“CARP: Robust Preference Learning for Storytelling via Contrastive Reinforcement Learning”, Louis Castricato, Alexander Havrilla, Shahbul, Matiana, Michael Pieler, Anbang Ye, Ian Yang, Spencer Frazier, Mark Riedl2022-10-14 (, , )⁠:

Controlled automated story generation seeks to generate natural language stories satisfying constraints from natural language critiques or preferences. Existing methods to control for story preference utilize prompt engineering which is labor intensive and often inconsistent. They may also use logit-manipulation methods which require annotated datasets to exist for the desired attributes.

To address these issues, we first train a contrastive bi-encoder model to align stories with corresponding human critiques, named CARP, building a general purpose preference model. This is subsequently used as a reward function to fine-tune a generative language model via reinforcement learning.

However, simply fine-tuning a generative language model with a contrastive reward model does not always reliably result in a story generation system capable of generating stories that meet user preferences. To increase story generation robustness we further fine-tune the contrastive reward model using a prompt-learning technique.

A human participant study is then conducted comparing generations from our full system, ablations, and two baselines. We show that the full fine-tuning pipeline results in a story generator preferred over an LLM 20× as large as well as logit-based methods.

This motivates the use of contrastive learning for general purpose human preference modeling.

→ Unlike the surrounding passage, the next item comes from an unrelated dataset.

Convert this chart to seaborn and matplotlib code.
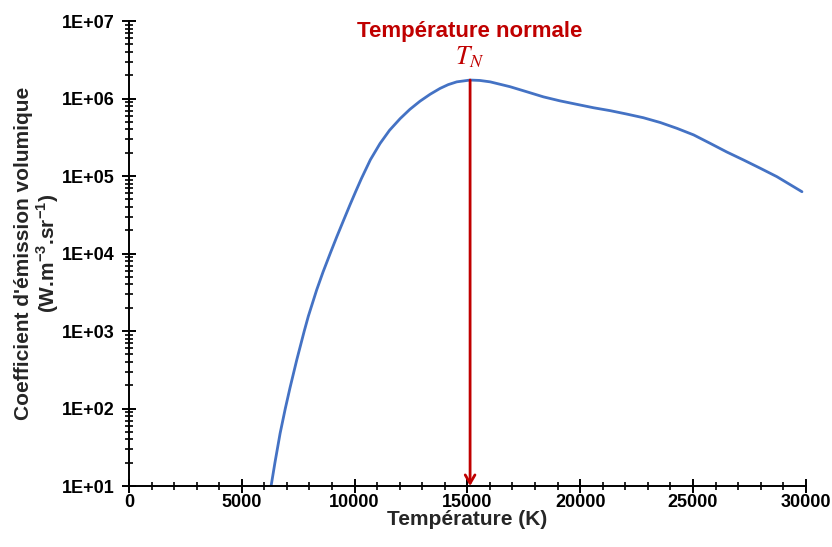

Figure 1: Illustration of our technique for generating story content controlled by preferences. A language model generates candidates, which are ranked by the CARP model to produce scores. The scores are used to fine-tune the language model to produce higher scoring—and thus more aligned with preferences—story continuations.

…We use Proximal Policy Optimization (PPO) (Schulman et al 2017) to fine-tune GPT-2-750M (Radford et al 2019) to generate text consistent with a given initial criterion. Reward is represented as the CARP similarity of the generated story and the desired preference. Initial attempts indicated the reward signal generated by CARP could sometimes be exploited by the generator, resulting in collapse. In some other cases the generator failed to learn anything at all.

To address this, we present CARP CoOp: a robust version of CARP leveraging prompt tuning for a stronger reward signal. We deploy a pseudo-labeling technique [Van Gansbeke et al 2020, Pham et al 2021] on CARP’s latent space. This allows identification of preferences resistant or susceptible to collapse. Further, we find CARP CoOp is extremely data-efficient, easily incorporating previously unknown preferences with only a couple hundred examples when they are available. This efficiency is demonstrated on a moral alignment dataset which classifies character stories into ‘good’, ‘neutral’ or ‘evil’. We present this as a pipeline for fine-tuning a new language mode that can robustly generate text consistent with a complex set of preferences expressed in natural language.

We evaluate our approach with a human participant study; participants were asked to match sections of generated stories to a list of preference labels ranging from moral alignment to detailed subjective imagery. We show that our proposed technique is better at producing story segments that capture the given preference than prompting a much larger (GPT-NeoX-20B) language model and the GeDi method utilizing logit manipulation. Further, we conduct an ablation study by fine-tuning GPT-2-750M with standard CARP but without CoOp, showing CARP can still improve preferences over the NeoX baseline.

In summary, we make the following contributions:

  1. Introduction of a contrastively trained preference model, CARP, as a reward signal for preference learning in story generation.

  2. A new model, Pseudo CARP CoOp, that improves the robustness of preference learning via CARP over a wide class of preferences.

  3. The introduction of the Alignment CARP CoOp model which signals the moral alignment of story characters. This demonstrates the data efficiency of CARP CoOp when annotated data is available.

  4. A human subject study evaluating how well existing and proposed generation methodologies satisfy desired human preferences.